Já disse noutra oportunidade que tenho muitas restrições ao pensamento do professor Flávio Brayner, do Centro de Educação da UFPE, tanto no campo pedagógico quando no administrativo, mas é fato que ele representa um tipo de esquerdista que quase não se encontra mais, isto é, um que de fato leu as obras que cita e que tem uma visão não sectária da atividade política. Desse modo, fazendo eco às palavras do Apóstolo: “Examinai tudo: abraçai o que é bom”, li um artigo recente dele (Jornal do Commercio, Recife, 27 de novembro de 2016) que possui uma crítica ao hedonismo contemporâneo plenamente aceitável num contexto conservador, e que compartilho agora:
Dois eventos importantes ocuparão as páginas dos jornais nos próximos dois anos: o bicentenário da Revolução Pernambucana e os 50 anos do Maio de 68 (Paris).
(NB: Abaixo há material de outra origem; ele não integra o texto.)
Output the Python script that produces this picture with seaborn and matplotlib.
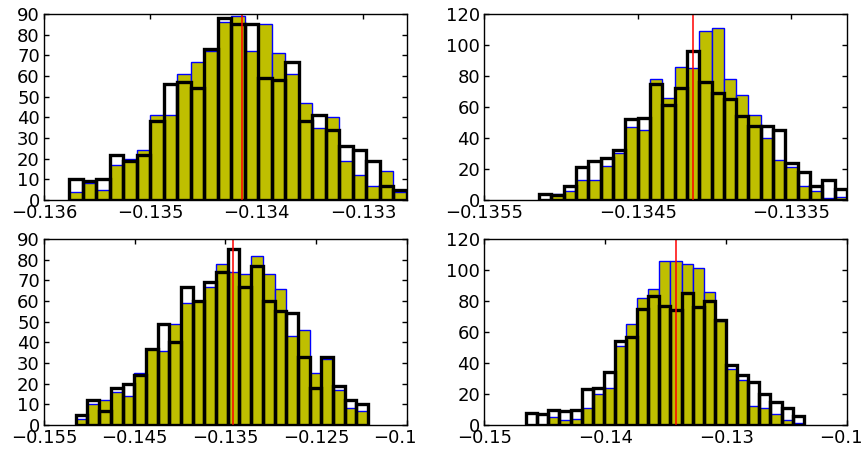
import numpy as np
import pandas as pd
import matplotlib.pyplot as plt
import seaborn as sns
from matplotlib.transforms import Bbox

# all four panels use 25 equal bins; ranges
n_bins = 25
range_a = (-0.135764, -0.132591)
range_b = (-0.1351435, -0.133137)
range_c = (-0.151498, -0.11924)
range_d = (-0.146556, -0.123581)

# red reference line
true_value = -0.13414

# top left
filled_a = [4, 8, 5, 17, 20, 24, 41, 41, 61, 67, 72, 86, 89, 72, 85, 71, 61, 47, 35, 40, 19, 12, 7, 14, 4]
outline_a = [10, 9, 10, 22, 19, 22, 38, 56, 57, 54, 73, 88, 85, 85, 59, 58, 67, 38, 41, 34, 26, 24, 19, 7, 5]

# top right
filled_b = [0, 4, 6, 13, 13, 22, 30, 47, 45, 78, 66, 86, 85, 109, 111, 78, 68, 55, 40, 26, 21, 9, 6, 1, 2]
outline_b = [4, 3, 9, 21, 25, 27, 32, 52, 53, 75, 61, 72, 96, 76, 69, 65, 54, 48, 48, 45, 24, 18, 9, 13, 7]

# bottom left
filled_c = [3, 10, 12, 16, 14, 25, 37, 36, 49, 59, 60, 67, 78, 74, 73, 82, 73, 66, 43, 46, 25, 32, 17, 8, 7]
outline_c = [5, 12, 7, 18, 20, 24, 37, 49, 40, 67, 60, 69, 74, 85, 67, 77, 60, 55, 54, 33, 18, 33, 19, 12, 10]

# bottom right
filled_d = [0, 0, 5, 3, 4, 11, 20, 24, 51, 65, 82, 88, 106, 106, 104, 101, 86, 67, 36, 29, 12, 11, 7, 3, 1]
outline_d = [8, 7, 10, 9, 10, 23, 24, 34, 54, 57, 75, 83, 77, 74, 85, 76, 80, 68, 39, 32, 28, 20, 15, 11, 6]

xticks_a = [-0.136, -0.135, -0.134, -0.133]
xticks_b = [-0.1355, -0.1345, -0.1335]
xticks_c = [-0.155, -0.145, -0.135, -0.125, -0.115]
xticks_d = [-0.15, -0.14, -0.13, -0.12]

sns.set_theme(style="ticks", rc={
    "axes.edgecolor": "black",
    "axes.linewidth": 1.0,
    "text.color": "black",
    "xtick.color": "black",
    "ytick.color": "black",
    "axes.formatter.useoffset": False,
})
plt.rcParams["font.family"] = ["DejaVu Sans"]

fig, axes = plt.subplots(2, 2, figsize=(8.61, 4.5), dpi=100)
fig.subplots_adjust(left=44 / 861, right=847 / 861, bottom=25 / 450, top=436 / 450,
                    wspace=0.215, hspace=0.21)


def draw_panel(ax, rng, filled, outline, xlim, xticks, ymax, ystep):
    edges = np.linspace(rng[0], rng[1], n_bins + 1)
    hist_df = pd.DataFrame({"center": (edges[:-1] + edges[1:]) / 2,
                            "filled": filled, "outline": outline})
    sns.histplot(data=hist_df, x="center", weights="filled", bins=n_bins, binrange=rng,
                 color="#bfbf00", edgecolor="blue", linewidth=1.0, alpha=1, ax=ax)
    sns.histplot(data=hist_df, x="center", weights="outline", bins=n_bins, binrange=rng,
                 fill=False, color="black", linewidth=2.4, ax=ax)
    ax.axvline(true_value, color="red", linewidth=1.1)
    ax.set_xlim(xlim)
    ax.set_ylim(0, ymax)
    ax.set_xticks(xticks)
    ax.set_yticks(range(0, ymax + 1, ystep))
    ax.set_xlabel("")
    ax.set_ylabel("")
    ax.tick_params(direction="in", top=True, right=True, length=3.6, width=1,
                   labelsize=13, pad=3)


draw_panel(axes[0, 0], range_a, filled_a, outline_a, (-0.136, range_a[1]), xticks_a, 90, 10)
draw_panel(axes[0, 1], range_b, filled_b, outline_b, (-0.1355, range_b[1]), xticks_b, 120, 20)
draw_panel(axes[1, 0], range_c, filled_c, outline_c, (-0.155, -0.115), xticks_c, 90, 10)
draw_panel(axes[1, 1], range_d, filled_d, outline_d, (-0.15, -0.12), xticks_d, 120, 20)

# last tick label of the bottom-left panel is cut off in the original
clip = Bbox.from_extents(0, 0, 417, 450)
for lab in axes[1, 0].get_xticklabels():
    lab.set_clip_box(clip)
    lab.set_clip_on(True)

plt.savefig("out.png", dpi=100)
Vou comentar o último evento. Normalmente entendido como “um raio caído em pleno céu azul” ou uma “brecha” aberta na sociedade burguesa, na moral sexual, nas hierarquias das relações ou uma ruptura com a esquerda marxista, descortinando o universo do hedonismo moral, ali se viu a realização do princípio do prazer na política. Mas o fato é que os eventos de 68 produziram duas consequências radicais: um neo-rousseaunismo encarnado no movimento hippie e o terrorismo de esquerda vazado num desejo “progressista” de transformar o social pela violência.
O filósofo francês Luc Ferry vem, no entanto, sustentando outra tese: a de que 68 só é compreensível nos quadros do pensamento anti-humanista contemporâneo (a fobia estruturalista pelo sujeito e a crítica pós moderna à ideia de “homem” produzida pelo humanismo). O outro lado dessa história é que, ao demolir as formas hierárquicas tradicionais, inaugurando uma outra ética do prazer e da felicidade pessoal, terminou-se por abrir as comportas do patológico hiperindividualismo contemporâneo. Ou seja: a crítica radical produziu o umbilicalismo como norma de vida, a cultura do narcisismo, a débâcle das autoridades familiares, pedagógicas, políticas… A dupla Tocqueville-Marcuse venceu Marx!
Se a antiga ética do dever e da contenção pessoal exigia freios e impunha impedimentos, ela fora substituída por outra, cuja marca principal é o desejo da eterna euforia, de privatização da vida, da “liberdade” sem autonomia nem independência de nossos “jovens”, de sucesso pessoal, perfomático, competitivo que o chamado “neoliberalismo” apenas institucionalizou, mas não criou. A sociedade do hiperconsumo é a expressão definitiva desta mudança.
Essa ética do trabalho pós-calvinista, com suas exigências de meritocracia competitiva e de “empreendedorismo”, aponta para um impasse: a sociedade civil moderna foi pensada como abdicação de parte da liberdade privada para a construção do bem comum. Como nós não pretendemos mais abrir mão da nossa liberdade privada, também não podemos mais construir “bens comuns” (republicanismo) e ficamos à mercê de um mercado que explora desejos e administra egos.